The matter comprising our world, including life as we know it, was seeded by simple ingredients in the interstellar medium and the early stages of the Sun’s formation. But how that chemistry evolves over millions of years in extremely cold and diffuse environments is largely unknown. This talk explores observational and experimental work, from high-resolution chemical imaging using one of the largest radio telescope observatories in the world to cosmic ice analogue experiments under ultrahigh vacuum. Specifically, observations of methanol in an interstellar laboratory—the Orion Kleinmann-Low nebula—will be discussed in the context of understanding the nebula’s physical and chemical environment. In the terrestrial laboratory at NASA, rotational spectroscopy is used to study the gas-phase sublimated photoproducts of cosmic ice analogues formed and irradiated at interstellar temperatures of 10 Kelvin.
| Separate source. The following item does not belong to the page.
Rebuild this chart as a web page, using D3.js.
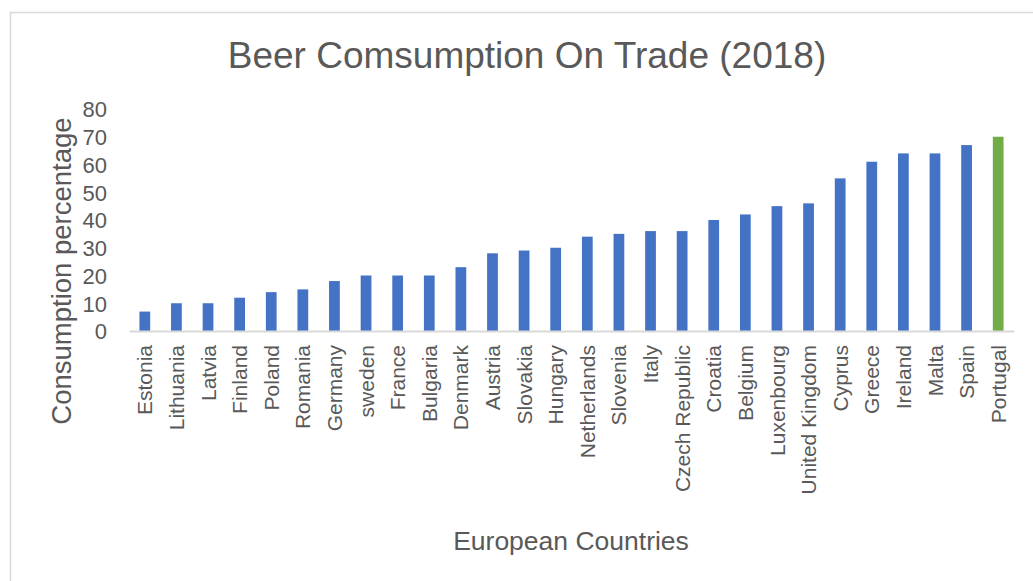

Together, these investigations demonstrate some of the ways in which astrochemistry aims to answer astronomical questions.
Bio: Dr. Olivia Harper Wilkins ‘15 is a NASA Postdoctoral Program (NPP) Fellow at NASA Goddard Space Flight Center, where she conducts cosmic ice experiments. She earned a B.S. in Chemistry and Mathematics at Dickinson in 2015, after which she spent a year in Germany as a Fulbright Research Fellow. In December 2021, Dr. Wilkins earned her Ph.D. in Chemistry at the California Institute of Technology (Caltech), where she conducted observational astrochemistry research an NSF Graduate Research Fellow. She was also named an ARCS Scholar (2019-2021) and a 2022 CAS Future Leader. Dr. Wilkins is passionate about science communication and using art to share science, something that culminated in her writing and illustrating Astrochemistry for the American Chemical Society’s ACS In Focus series. She enjoys traveling with her husband and son and spending time at coffee shops.